A los estudiantes de arte se les exhiben como ejemplos de armonia cromática los famosos cuadros de Mondrian; y se les insta a cambiar algún color para que se den cuenta (si realmente se dan cuenta) de que acaban de romper esa armonia tan trabajosamente buscada. Y los estudiantes, afanosos, buscan la relación entre colores y formas, intentando asir esa coordinación que parece casual y que, sin embargo, también parece única, como si no hubiera otra forma de conseguirla que la que tienen delante. Y, a veces, solamente a veces, alguien repara en las líneas negras que separan los rectángulos coloreados; en las líneas negras, del mismo grosor, que realmente habilitan esa empática armonia entre colores.
Nosotros, en nuestra actividad inmobiliaria diaria, nos sentimos, precisamente, esas líneas negras; las que suponen la unión entre colores e intereses distintos (vendedor y comprador, por ejemplo); las que enmarcan aspectos y formas distintas de una forma homogénea.

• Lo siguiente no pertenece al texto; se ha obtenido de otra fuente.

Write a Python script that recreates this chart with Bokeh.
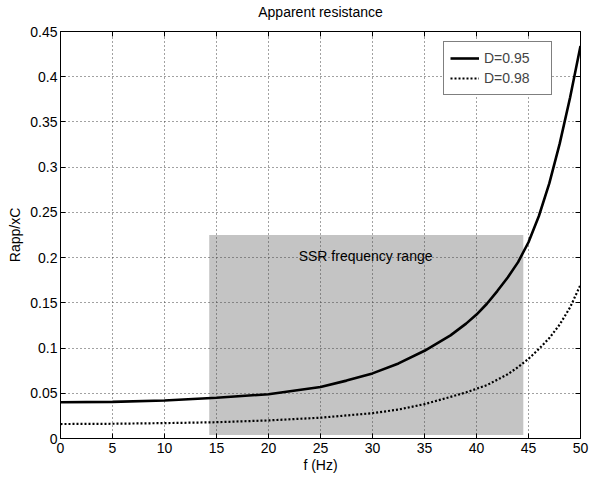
from bokeh.plotting import figure
from bokeh.models import (Range1d, FixedTicker, LinearAxis, Legend, LegendItem, Label,
                          CustomJSTickFormatter)
from bokeh.embed import file_html
from bokeh.resources import INLINE

# ---- data ----
freq = [0, 5, 10, 15, 20, 25, 27.5, 30, 32.5, 35, 37.5, 39, 40, 41, 42, 43, 44, 45, 46, 47, 48, 49, 50]
r_d095 = [0.040, 0.0405, 0.042, 0.045, 0.049, 0.057, 0.064, 0.072, 0.083, 0.097, 0.114, 0.127,
          0.137, 0.149, 0.163, 0.178, 0.195, 0.217, 0.246, 0.282, 0.326, 0.377, 0.434]
r_d098 = [0.016, 0.0163, 0.017, 0.018, 0.020, 0.023, 0.0255, 0.028, 0.032, 0.038, 0.046, 0.051,
          0.055, 0.059, 0.065, 0.071, 0.079, 0.088, 0.099, 0.111, 0.126, 0.145, 0.170]
series_labels = ["D=0.95", "D=0.98"]
ssr_range = [14.3, 44.5]
ssr_height = [0.004, 0.225]
ssr_text = "SSR frequency range"
x_ticks = [0, 5, 10, 15, 20, 25, 30, 35, 40, 45, 50]
y_ticks = [0, 0.05, 0.1, 0.15, 0.2, 0.25, 0.3, 0.35, 0.4, 0.45]
y_tick_labels = ["0", "0.05", "0.1", "0.15", "0.2", "0.25", "0.3", "0.35", "0.4", "0.45"]
title_text = "Apparent resistance"
x_label = "f (Hz)"
y_label = "Rapp/xC"

FONT = "Liberation Sans"

p = figure(width=602, height=477, output_backend="svg", toolbar_location=None,
           x_range=Range1d(0, 50), y_range=Range1d(0, 0.45),
           min_border_left=60, min_border_right=22, min_border_top=30, min_border_bottom=39)

p.background_fill_color = "white"
p.border_fill_color = "white"
p.outline_line_color = "black"
p.outline_line_width = 1

# shaded SSR range
p.quad(left=[ssr_range[0]], right=[ssr_range[1]], bottom=[ssr_height[0]], top=[ssr_height[1]],
       fill_color="#c4c4c4", line_color=None, level="image")

r1 = p.line(freq, r_d095, line_color="black", line_width=2.6)
r2 = p.line(freq, r_d098, line_color="black", line_width=2.2, line_dash="2 2")

p.add_layout(Label(x=22.9, y=0.202, text=ssr_text, text_font=FONT, text_font_size="14px",
                   text_baseline="middle", text_align="left", text_color="black"))

label_overrides = {t: l for t, l in zip(y_ticks, y_tick_labels)}

for ax in p.xaxis:
    ax.ticker = FixedTicker(ticks=x_ticks)
for ax in p.yaxis:
    ax.ticker = FixedTicker(ticks=y_ticks)
    ax.major_label_overrides = label_overrides

for ax in list(p.xaxis) + list(p.yaxis):
    ax.major_tick_in = 5
    ax.major_tick_out = 0
    ax.minor_tick_in = 0
    ax.minor_tick_out = 0
    ax.axis_line_color = "black"
    ax.major_tick_line_color = "black"
    ax.major_label_text_font = FONT
    ax.major_label_text_font_size = "14px"
    ax.major_label_text_color = "black"
    ax.axis_label_text_font = FONT
    ax.axis_label_text_font_size = "14px"
    ax.axis_label_text_font_style = "normal"
    ax.axis_label_text_color = "black"

p.xaxis.axis_label = x_label
p.yaxis.axis_label = y_label
p.xaxis.major_label_standoff = 4
p.yaxis.major_label_standoff = 3
p.xaxis.axis_label_standoff = 1
p.yaxis.axis_label_standoff = 4

# box ticks on top (carrying the title) and right (no labels)
blank = CustomJSTickFormatter(code="return ''")
top_ax = LinearAxis(ticker=FixedTicker(ticks=x_ticks), formatter=blank, major_tick_in=5,
                    major_tick_out=0, minor_tick_in=0, minor_tick_out=0,
                    major_label_standoff=0, axis_line_color="black",
                    axis_label=title_text, axis_label_standoff=12,
                    axis_label_text_font=FONT, axis_label_text_font_size="14px",
                    axis_label_text_font_style="normal", axis_label_text_color="black")
right_ax = LinearAxis(ticker=FixedTicker(ticks=y_ticks), formatter=blank, major_tick_in=5,
                      major_tick_out=0, minor_tick_in=0, minor_tick_out=0,
                      major_label_standoff=0, axis_line_color="black")
p.add_layout(top_ax, "above")
p.add_layout(right_ax, "right")

p.xgrid.ticker = FixedTicker(ticks=x_ticks)
p.ygrid.ticker = FixedTicker(ticks=y_ticks)
for g in (p.xgrid, p.ygrid):
    g.grid_line_color = "#444444"
    g.grid_line_dash = "1 3"
    g.grid_line_width = 1

legend = Legend(items=[LegendItem(label=series_labels[0], renderers=[r1]),
                       LegendItem(label=series_labels[1], renderers=[r2])],
                location=(383, 343))
legend.border_line_color = "black"
legend.border_line_width = 1
legend.background_fill_color = "white"
legend.background_fill_alpha = 1
legend.label_text_font = FONT
legend.label_text_font_size = "14px"
legend.glyph_width = 29
legend.glyph_height = 20
legend.label_standoff = 5
legend.label_width = 61
legend.label_height = 20
legend.padding = 6
legend.spacing = 0
legend.margin = 0
p.add_layout(legend, "center")

open("out.html", "w").write(file_html(p, INLINE))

Nos sentimos parte del esfuerzo por conseguir la coordinación de intereses y colores; parte de la negociación necesaria para que el objetivo final nos resulte (bellamente) asumible.
Claro está, con todo, que se trata de una forma de verlo; pero de una forma bella, al fin. Creemos en la belleza de nuestra profesión: difícil, porque intenta conciliar intereses contrapuestos, colores que no parecen coordinar inicialmente; ardua, porque la simplicidad de la solución final, del acuerdo, de la negociación, requiere mucho, muchísimo esfuerzo; comprometida, porque ponemos en solfa nuestro tiempo y actividad para lograr la armonía entre voluntades que no son pares.
Somos líneas negras en la actividad inmobiliaria. Y existimos, precisamente, para enmarcar los más bonitos colores de las mejores operaciones inmobiliarias.